Effect of the intra-view DWDR. Our method applies the cross-view DWDR, in which the Pearson cross-correlation coefficient matrix is computed employing cross-view images. The intra-view DWDR means that the Pearson cross-correlation coefficient matrix of DWDR is calculated employing two distorted images from the same platform generated by different data augmentations. In experiments, the method only utilizing the symmetric sampling strategy is treated as the baseline, and the comparison results are shown in Table 8. We observe that the baseline combined with the intra-view DWDR gains a slight increment. Although the intra-view DWDR also encourages the network to learn independent embedding channels, our cross-view DWDR significantly outperforms applying the intra-view DWDR. It is because the cross-view DWDR is aligned with the cross-view retrieval test setting, which considers embeddings from different platforms for the geo-localization task. It also explains the limited performance increase of applying both intra-view and cross-view DWDR, which relies on the cross-view DWDR.

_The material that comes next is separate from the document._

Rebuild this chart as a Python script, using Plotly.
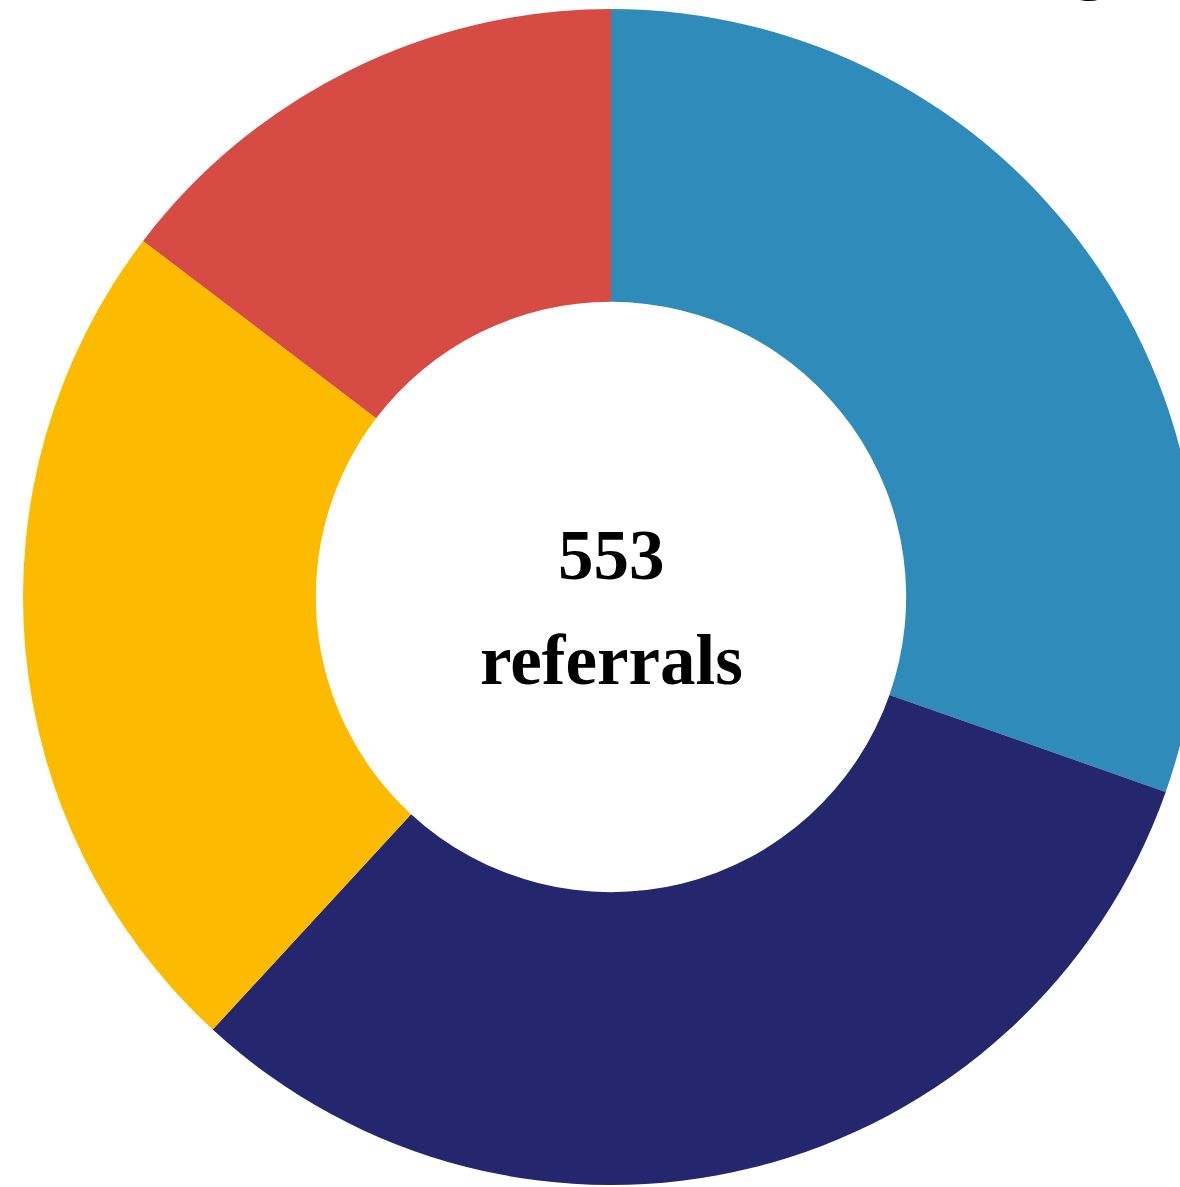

We visualize some heatmaps generated by the baseline and our method as an extra qualitative evaluation. Figure 4 shows the acquired heatmaps in the drone and satellite platforms of University-1652. Images in University-1652 possess an obvious geographic target. Compared with the baseline (Zheng et al., 2020b, ), our method activates a wider range of geographic target regions. In addition, we show some retrieval results on different datasets (see Figure 5). University-1652 supports two tasks. In the drone-view target localization task, the drone-platform image is the query, and in the drone navigation task, the satellite-platform image is the query. The retrieval results of two tasks are shown in Figure 5 (I) and (II). Figure 5 (III) and (IV) show the retrieval results of the ground-to-satellite localization task on CVUSA and CVACT. Given a randomly selected test query, we notice that the proposed method has successfully retrieved the most relevant results from the candidate gallery.